En el caso Petro muchos creíamos que una medida de protección, por parte de la Comisión interamericana de DDHH, sería acatada por el gobierno, puesto que así lo había prometido el presidente, dentro y fuera del país. La sorpresa fue su abierto desacato, lo cual invita a sopesar sus implicaciones.
La palabra empeñada era un valor inquebrantable en tiempos en los cuales ésta, la palabra, estaba por encima de cualquier otra formalidad. Es sin duda uno de los valores que se han desdibujado de manera plena a causa de una sociedad en la cual se ha ido afincando la trampa y la maleabilidad de los compromisos. La caricatura del Presidente Santos como pinocho, a raíz de la poca consistencia de sus posturas políticas y la fama bien ganada de un personaje que se configura desde la oportunidad y las ventajas coyunturales, representa de manera paradigmática las prácticas de una elite fundada en la mentira que se arropa de legalidad y cínicamente de democracia. Lo ocurrido con el Alcalde Petro es un hecho más de una larga historia que, en un personaje como Santos, corrobora la percepción de encontrarnos ante alguien en quien no es posible confiar ya que sus ejecutorias nos alertan de su escasa credibilidad.
Esta decisión no es más que la consecuencia del cálculo político desencadenado por unos resultados electorales que, en el caso concreto de Bogotá, señaló el menoscabo electoral de la Unidad nacional santista, considerada dominante en la Capital, en favor del Centro Democrático que, sin demasiado esfuerzo, le arrancó una buena tajada.

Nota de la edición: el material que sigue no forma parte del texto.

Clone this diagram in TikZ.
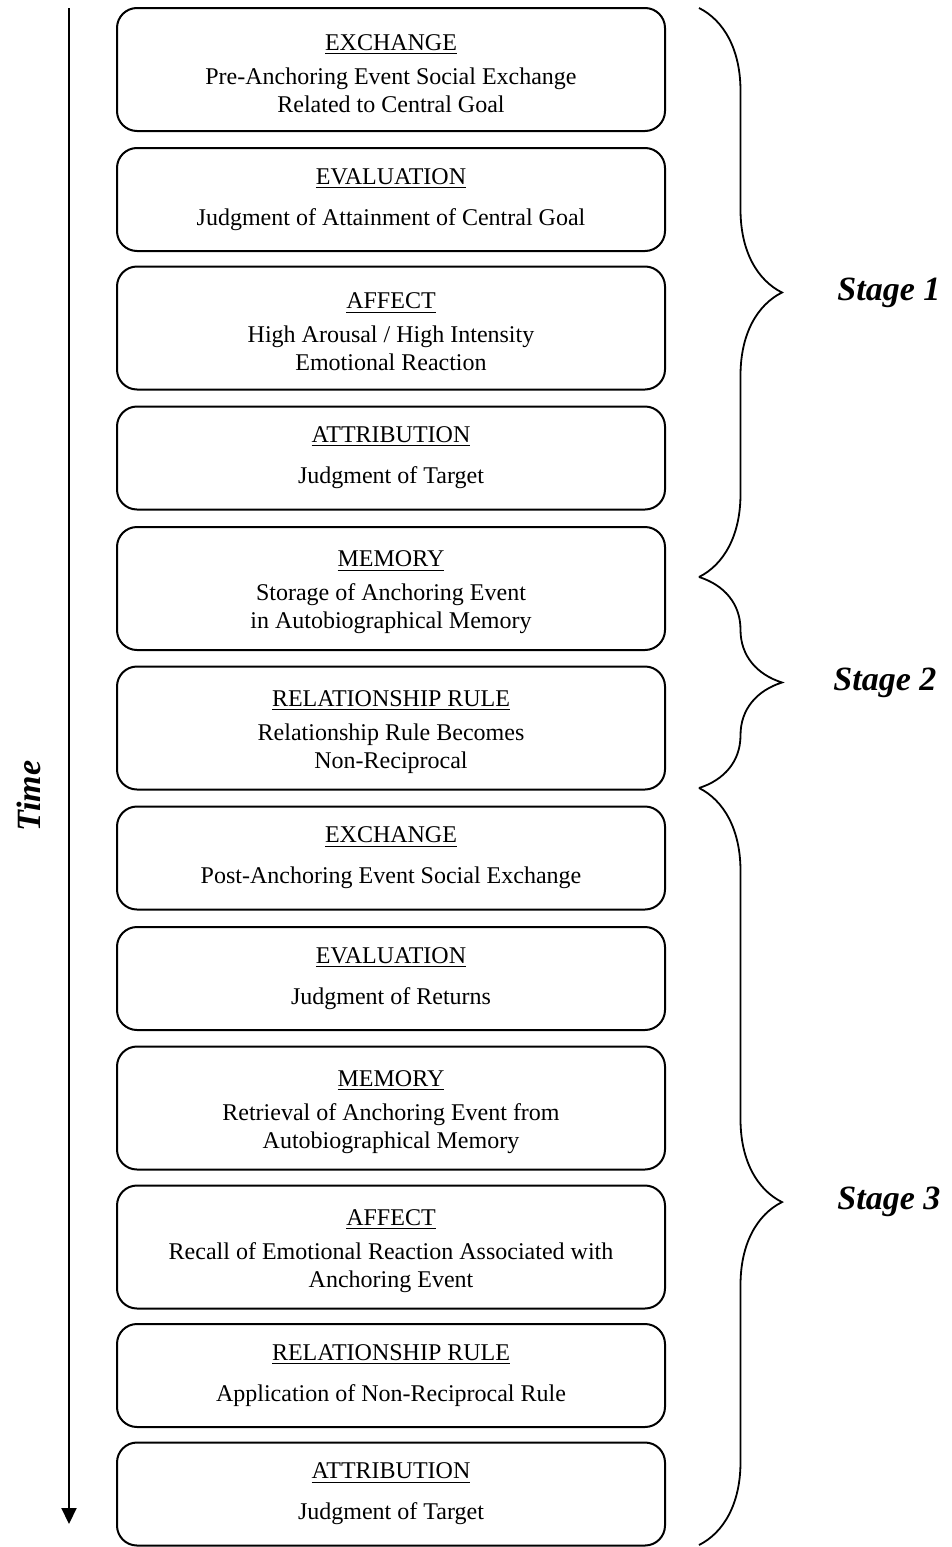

También coincide con el desencanto electoral que segue marcando la pauta en las encuestas, por lo cual era indispensable imprimir un timonazo, en campos tan sensibles como la movilidad, la seguridad y la salud capitalinas, como bien lo consigna en su plan de choque para Bogotá que fue dado a conocer en el día de hoy, para lo cual milagrosamente aparecieron cuantiosos recursos.
Tal como están las cosas, la estrategia no admite dudas, para Santos por encima de cualquier cosa está su reelección y apara ello, no importa pasar por encima de su palabra, también sobre los compromisos internacionales y menos, que una decisión como la tomada afecte la necesaria confianza tan indispensable para un proceso de tanta importancia como el de la Habana. Se repite pues la historia: A Uribe no le importó corromper el congreso para sus fines reeleccionistas y Santos, como buen alumno, no le importó a que tenía que llegar para destituir a quien ocupaba el segundo cargo más importante, para fines similares.
¿Por qué el proceso de la Habana? Las razones son apenas obvias. El proceso no transita bajo unas condiciones que construyan la tan indispensable confianza, el recelo, producto de una guerra que mantiene sus niveles de crudeza y brutalidad, es dominante. Las improntas del ataque a casa verde en 1990 cuando se trabajaba en un proceso de paz y la ruptura unilateral del Caguán por parte del gobierno de turno, entre otras, se mantienen como referentes de una élite en la cual continúa, de manera dominante, la idea de la contrainsurgencia y de la eliminación del contrario. Un proceso de negociación de un conflicto exige que la guerra misma, paradójicamente, hubiese transformado a sus actores centrales, en el sentido de remover su estructura de creencias y valores, expresado en la renuncia formal y real a la guerra. Pero todo parece indicar que esto aún está crudo y en ciernes.
No hay ninguna razón para pensar que la lógica utilizada por Santos para precipitar la destitución del Alcalde Petro no sea aplicada en el caso de la negociación de la Habana. Pero lo más importante es que, aún bajo las condiciones de un acuerdo, Santos no es la mejor garantía para que dichos acuerdos se concreten en la vida política y social del país. Definitivamente es un personaje no creíble y en extremo poco confiable, por una razón de fondo: no es posible identificar en él un principio rector de su vida, salvo aquel que lo ha hecho un maestro de la marrulla. Ello explica la importancia que tienen en este caso los procesos de validación de dicha negociación. La puja estará, de parte de la insurgencia, en llegar a un mecanismo que goce del mayor poder vinculante y de parte del Gobierno, el que le permita más juego y capacidad de maniobra para hacer de los acuerdos no más que un simulacro.
La destitución del Alcalde Petro deja pues un mal sabor con respecto a la real voluntad del establecimiento por darle la oportunidad al pueblo colombiano de transitar por un camino democrático, en donde no sea el miedo quien regule las relaciones sociales. Como siempre lo hemos dicho: que las diferencias y pluralidades sean las mejores oportunidades para el progreso y no la justificación para las violencias que nos agobian. Amanecerá y veremos.